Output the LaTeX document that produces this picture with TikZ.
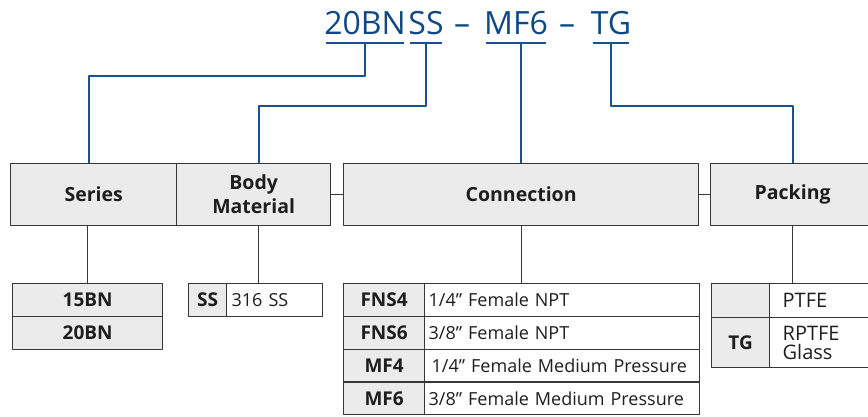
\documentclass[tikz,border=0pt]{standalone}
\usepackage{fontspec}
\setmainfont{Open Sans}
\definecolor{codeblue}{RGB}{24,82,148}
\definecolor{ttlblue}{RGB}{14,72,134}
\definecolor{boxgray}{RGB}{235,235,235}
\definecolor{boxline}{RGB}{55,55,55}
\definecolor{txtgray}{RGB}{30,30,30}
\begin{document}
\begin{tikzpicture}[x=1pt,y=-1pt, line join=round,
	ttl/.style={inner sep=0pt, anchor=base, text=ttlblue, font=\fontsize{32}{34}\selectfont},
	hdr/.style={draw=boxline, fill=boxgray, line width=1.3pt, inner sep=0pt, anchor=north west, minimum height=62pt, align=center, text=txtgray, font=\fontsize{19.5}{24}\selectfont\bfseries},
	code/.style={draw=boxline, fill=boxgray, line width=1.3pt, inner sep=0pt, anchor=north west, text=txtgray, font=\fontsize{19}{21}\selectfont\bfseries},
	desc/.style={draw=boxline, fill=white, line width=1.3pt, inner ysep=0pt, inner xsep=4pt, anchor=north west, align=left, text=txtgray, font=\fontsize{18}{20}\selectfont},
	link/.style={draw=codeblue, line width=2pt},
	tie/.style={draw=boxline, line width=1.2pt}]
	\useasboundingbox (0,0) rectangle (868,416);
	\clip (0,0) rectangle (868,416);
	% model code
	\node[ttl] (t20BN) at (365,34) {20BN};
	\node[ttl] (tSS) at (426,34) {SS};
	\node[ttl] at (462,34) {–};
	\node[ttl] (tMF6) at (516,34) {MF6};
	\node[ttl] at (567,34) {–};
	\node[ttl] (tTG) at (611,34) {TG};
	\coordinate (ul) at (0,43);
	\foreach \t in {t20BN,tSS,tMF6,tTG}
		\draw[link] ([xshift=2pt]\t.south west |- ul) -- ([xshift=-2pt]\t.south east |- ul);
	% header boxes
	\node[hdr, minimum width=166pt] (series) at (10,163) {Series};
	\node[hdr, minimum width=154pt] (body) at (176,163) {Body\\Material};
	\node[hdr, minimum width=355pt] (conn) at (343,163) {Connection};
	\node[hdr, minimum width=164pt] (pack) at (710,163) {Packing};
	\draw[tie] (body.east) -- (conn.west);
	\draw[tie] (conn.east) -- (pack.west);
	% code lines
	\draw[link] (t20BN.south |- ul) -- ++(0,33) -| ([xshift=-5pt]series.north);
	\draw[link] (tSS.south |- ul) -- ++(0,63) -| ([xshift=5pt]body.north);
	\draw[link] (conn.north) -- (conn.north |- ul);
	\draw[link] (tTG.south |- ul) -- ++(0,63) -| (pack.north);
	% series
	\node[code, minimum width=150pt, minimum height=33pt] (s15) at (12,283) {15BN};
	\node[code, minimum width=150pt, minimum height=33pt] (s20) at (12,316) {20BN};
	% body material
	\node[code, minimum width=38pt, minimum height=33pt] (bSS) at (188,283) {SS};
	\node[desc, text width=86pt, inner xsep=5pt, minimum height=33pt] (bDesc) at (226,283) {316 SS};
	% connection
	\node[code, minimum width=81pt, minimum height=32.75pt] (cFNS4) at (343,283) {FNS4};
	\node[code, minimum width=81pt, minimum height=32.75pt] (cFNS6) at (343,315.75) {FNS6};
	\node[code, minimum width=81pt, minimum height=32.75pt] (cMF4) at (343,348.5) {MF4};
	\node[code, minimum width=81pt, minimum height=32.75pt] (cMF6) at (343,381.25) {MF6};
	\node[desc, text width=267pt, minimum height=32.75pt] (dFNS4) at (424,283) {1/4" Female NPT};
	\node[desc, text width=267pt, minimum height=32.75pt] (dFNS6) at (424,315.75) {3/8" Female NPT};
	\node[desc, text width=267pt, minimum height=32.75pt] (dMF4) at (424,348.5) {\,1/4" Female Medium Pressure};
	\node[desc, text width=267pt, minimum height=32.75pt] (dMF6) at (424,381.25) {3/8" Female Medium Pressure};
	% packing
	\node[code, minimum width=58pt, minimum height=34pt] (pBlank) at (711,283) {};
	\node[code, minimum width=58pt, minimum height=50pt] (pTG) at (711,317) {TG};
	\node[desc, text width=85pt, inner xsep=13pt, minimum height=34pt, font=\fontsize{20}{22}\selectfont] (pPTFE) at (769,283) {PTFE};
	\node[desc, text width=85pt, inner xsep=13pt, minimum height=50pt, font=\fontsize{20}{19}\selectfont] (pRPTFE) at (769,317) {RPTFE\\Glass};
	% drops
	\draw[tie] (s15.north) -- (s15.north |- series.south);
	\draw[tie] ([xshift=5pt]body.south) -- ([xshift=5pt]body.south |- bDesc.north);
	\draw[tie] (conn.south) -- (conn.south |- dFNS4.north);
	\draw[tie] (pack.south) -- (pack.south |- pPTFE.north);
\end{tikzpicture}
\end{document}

^^^^

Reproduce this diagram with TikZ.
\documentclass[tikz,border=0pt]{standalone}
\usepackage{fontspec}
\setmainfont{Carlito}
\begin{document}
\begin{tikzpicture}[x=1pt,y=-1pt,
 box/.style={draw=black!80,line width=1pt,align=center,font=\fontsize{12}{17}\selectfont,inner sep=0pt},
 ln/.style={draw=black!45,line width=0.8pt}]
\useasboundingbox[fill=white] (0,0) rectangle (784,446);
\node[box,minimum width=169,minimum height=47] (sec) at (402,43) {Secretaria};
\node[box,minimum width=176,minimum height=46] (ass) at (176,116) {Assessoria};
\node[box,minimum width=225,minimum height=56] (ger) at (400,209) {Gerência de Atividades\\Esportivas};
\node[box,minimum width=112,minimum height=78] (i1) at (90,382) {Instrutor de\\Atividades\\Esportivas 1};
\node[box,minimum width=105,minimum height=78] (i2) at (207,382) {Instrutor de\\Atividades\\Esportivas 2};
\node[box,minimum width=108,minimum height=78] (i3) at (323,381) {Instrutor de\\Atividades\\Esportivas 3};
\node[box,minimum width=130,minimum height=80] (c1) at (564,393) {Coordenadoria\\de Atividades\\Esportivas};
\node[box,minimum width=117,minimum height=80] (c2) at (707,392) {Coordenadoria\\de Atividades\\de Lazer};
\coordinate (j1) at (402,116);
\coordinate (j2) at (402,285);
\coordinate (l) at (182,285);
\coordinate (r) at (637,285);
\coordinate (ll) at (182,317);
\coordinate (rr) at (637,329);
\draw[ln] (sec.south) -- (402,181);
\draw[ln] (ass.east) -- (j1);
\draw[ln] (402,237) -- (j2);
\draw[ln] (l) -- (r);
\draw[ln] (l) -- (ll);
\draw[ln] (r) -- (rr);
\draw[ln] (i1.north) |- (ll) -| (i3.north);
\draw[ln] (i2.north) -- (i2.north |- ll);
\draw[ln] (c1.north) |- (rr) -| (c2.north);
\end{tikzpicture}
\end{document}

^^^^

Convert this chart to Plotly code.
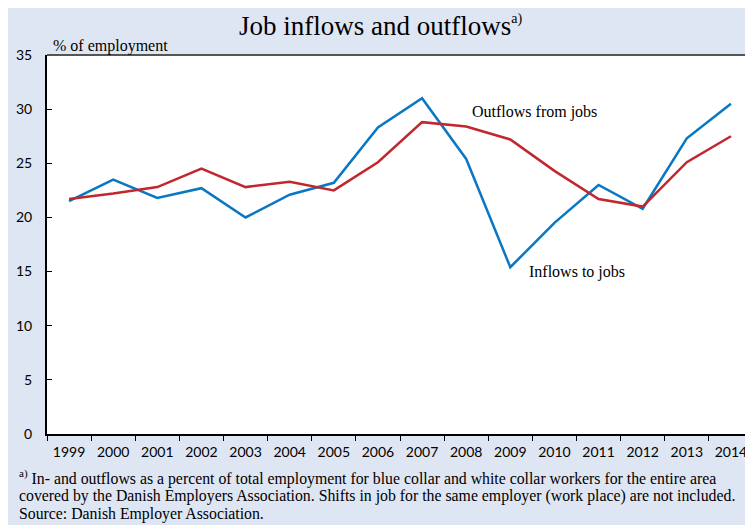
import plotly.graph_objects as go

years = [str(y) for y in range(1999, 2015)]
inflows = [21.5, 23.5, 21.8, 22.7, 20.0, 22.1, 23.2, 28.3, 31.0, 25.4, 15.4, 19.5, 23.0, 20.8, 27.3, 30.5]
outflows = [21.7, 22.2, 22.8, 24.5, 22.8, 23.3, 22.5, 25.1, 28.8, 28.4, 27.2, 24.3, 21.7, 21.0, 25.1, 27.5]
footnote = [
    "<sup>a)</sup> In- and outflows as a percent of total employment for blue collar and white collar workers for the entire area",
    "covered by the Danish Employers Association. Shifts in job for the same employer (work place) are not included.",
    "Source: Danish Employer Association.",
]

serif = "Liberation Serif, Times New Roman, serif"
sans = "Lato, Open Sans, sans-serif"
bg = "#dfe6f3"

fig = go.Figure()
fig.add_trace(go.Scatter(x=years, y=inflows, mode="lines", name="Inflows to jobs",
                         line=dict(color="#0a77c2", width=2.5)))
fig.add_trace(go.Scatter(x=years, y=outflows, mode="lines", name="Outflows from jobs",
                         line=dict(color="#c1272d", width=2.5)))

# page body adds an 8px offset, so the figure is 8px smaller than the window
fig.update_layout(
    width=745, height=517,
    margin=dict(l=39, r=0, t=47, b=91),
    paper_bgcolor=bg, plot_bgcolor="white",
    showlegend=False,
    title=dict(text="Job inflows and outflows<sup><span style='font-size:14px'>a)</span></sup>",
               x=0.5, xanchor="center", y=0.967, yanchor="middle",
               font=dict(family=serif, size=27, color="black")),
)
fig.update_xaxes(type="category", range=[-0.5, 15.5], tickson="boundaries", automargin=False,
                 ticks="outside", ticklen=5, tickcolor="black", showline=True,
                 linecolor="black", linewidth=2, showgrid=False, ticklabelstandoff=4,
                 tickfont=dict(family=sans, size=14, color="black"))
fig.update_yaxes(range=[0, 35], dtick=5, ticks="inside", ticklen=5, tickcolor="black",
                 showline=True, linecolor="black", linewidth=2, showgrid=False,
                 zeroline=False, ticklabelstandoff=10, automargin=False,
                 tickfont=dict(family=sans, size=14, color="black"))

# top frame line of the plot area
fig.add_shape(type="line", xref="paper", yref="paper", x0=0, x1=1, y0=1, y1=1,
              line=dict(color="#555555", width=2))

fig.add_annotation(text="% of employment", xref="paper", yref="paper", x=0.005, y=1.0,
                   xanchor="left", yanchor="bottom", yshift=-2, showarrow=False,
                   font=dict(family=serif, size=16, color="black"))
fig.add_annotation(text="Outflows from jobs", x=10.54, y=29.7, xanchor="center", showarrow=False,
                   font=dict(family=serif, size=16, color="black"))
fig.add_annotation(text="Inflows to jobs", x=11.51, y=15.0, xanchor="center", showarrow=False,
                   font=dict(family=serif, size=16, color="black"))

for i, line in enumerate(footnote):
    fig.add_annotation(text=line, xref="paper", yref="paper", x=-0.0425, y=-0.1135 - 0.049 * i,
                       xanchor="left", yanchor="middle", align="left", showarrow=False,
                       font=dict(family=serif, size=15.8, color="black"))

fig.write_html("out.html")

^^^^

Return all lines containing "with".

## Task output
Output the LaTeX document that produces this picture with TikZ.
Reproduce this diagram with TikZ.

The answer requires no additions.